Peter Jobin tests the impact of oil on freshwater sedimentsMaster’s student Peter Jobin tests the impact of oil on freshwater sediments in the Great Lakes Institute for Environmental Research biomaterials laboratory.

International team to explore impact of freshwater oil spill

What would happen to the Great Lakes freshwater ecosystem if there were an oil spill? An international, multidisciplinary team of scientists is planning in-depth investigations into that very question.

UWindsor researchers from the Great Lakes Institute for Environmental Research (GLIER) are joining a multi-faceted team led by Michigan’s Lake Superior State University in the Biological Impacts of Oil in Our Waters of the North (BIO-OWN) network. The four-year project has received $1,756,000 from Natural Resources Canada Multi-Partner Research Initiative fund.

“There is not a lot of research that’s been done on freshwater habitats and what happens when these spills occur,” says Chris Weisener, School of the Environment professor and GLIER researcher.

“Many studies have explored the impacts of oil spills on aquatic life; however, most studies have focused on marine systems, effects on individual species, or used lab-based experiments.”

The team will take wetland samples and run simulation exercises to evaluate long-term effects of oil on the structure and function of wetland communities.

The facility will be constructed along the shores of the St. Marys River, which connects Lake Superior to Lake Huron, and will enable researchers to study long-term, multi-trophic level effects of oil spills and bioremediation strategies under ambient environmental conditions, including harsh winters. Researchers will perform analysis in-house at GLIER.

“We do know oil impacted wetlands given time seem to respond favourably especially in saltwater environments, but the ecology is completely different compared to a freshwater system,” says Dr. Weisener.

“We’ll transplant wetland materials and expose those materials to an oil product. We’re starting at the base of the food web because we want to specifically observe whether the microbes respond favourably to that exposure.”
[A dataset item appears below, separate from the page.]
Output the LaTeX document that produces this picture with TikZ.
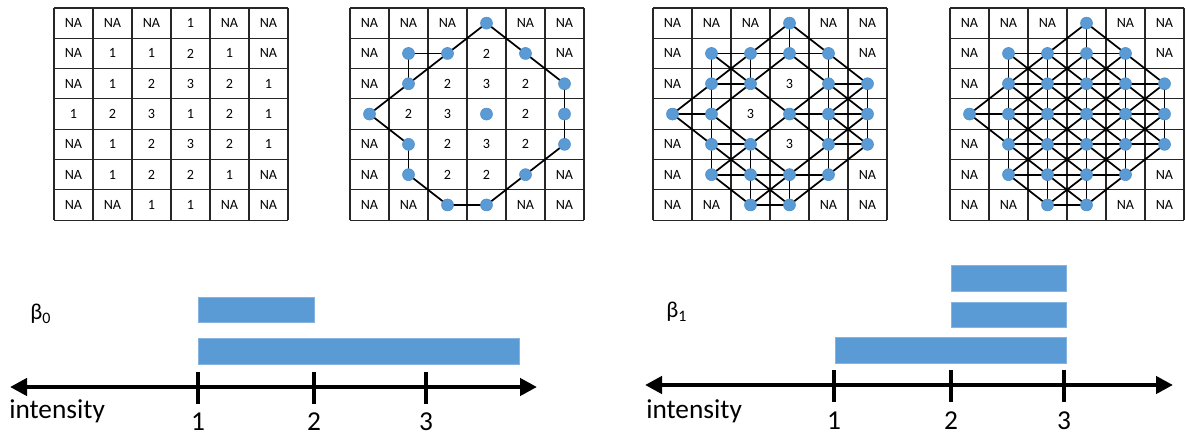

The project will work with real systems and study the unique possibility of bioremediation through microbes.

“Microbes see the oil as food,” Weisener says. “We also want to know whether the natural biogeochemical cycling is disrupted when exposed to these oil products and if they end up producing any harmful byproducts.”

GLIER director Mike McKay says there are other factors to consider regarding Lake Erie since the lake already has natural sources of gas that seep in.
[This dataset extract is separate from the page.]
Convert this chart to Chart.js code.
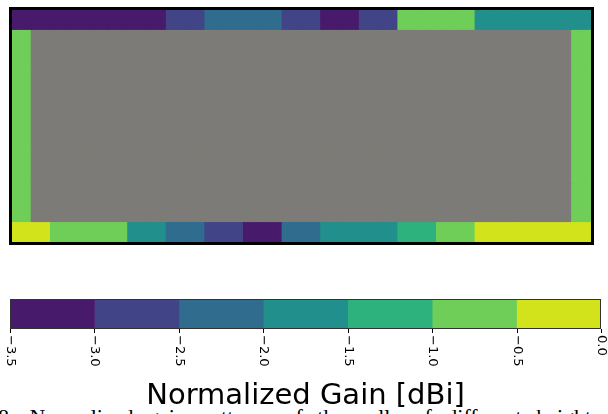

“There are hundreds of gas swells in the central basin of Lake Erie?” says Dr. McKay. “Does this mean the system is already primed to deal with hydrocarbon contamination? Are the necessary organisms already present?”

Approaching the natural community, he says, will provide a more realistic picture of what is actually going on, including collecting local samples.

“We’ll expose real communities, taken from wetlands mainly in Sault St. Marie,” says McKay.

“But we hope to augment with local samplings including areas that might be prone to low level but chronic exposure — like low level oil pollution from the Detroit River shipping industry.”

The three main goals of the network are to:

  • advance scientific understanding of the ecological effects of oil spills,
  • inform risk assessment models, and
  • enhance oil spill preparedness, response, and damage assessment.

Master’s student Peter Jobin (BSc 2023) will start collecting samples for the project in the spring and summer of 2024-25.

The diverse team also includes experts from Algoma University, Sault Ste. Marie Tribe of Chippewa Indians, U.S. Coast Guard, U.S. Geological Survey Great Lakes Science Center, Cedre (France), as well as Lake Superior State University’s Center for Freshwater Research and Education, host site of the USCG Center of Expertise for Great Lakes Oil Spill Preparedness and Response.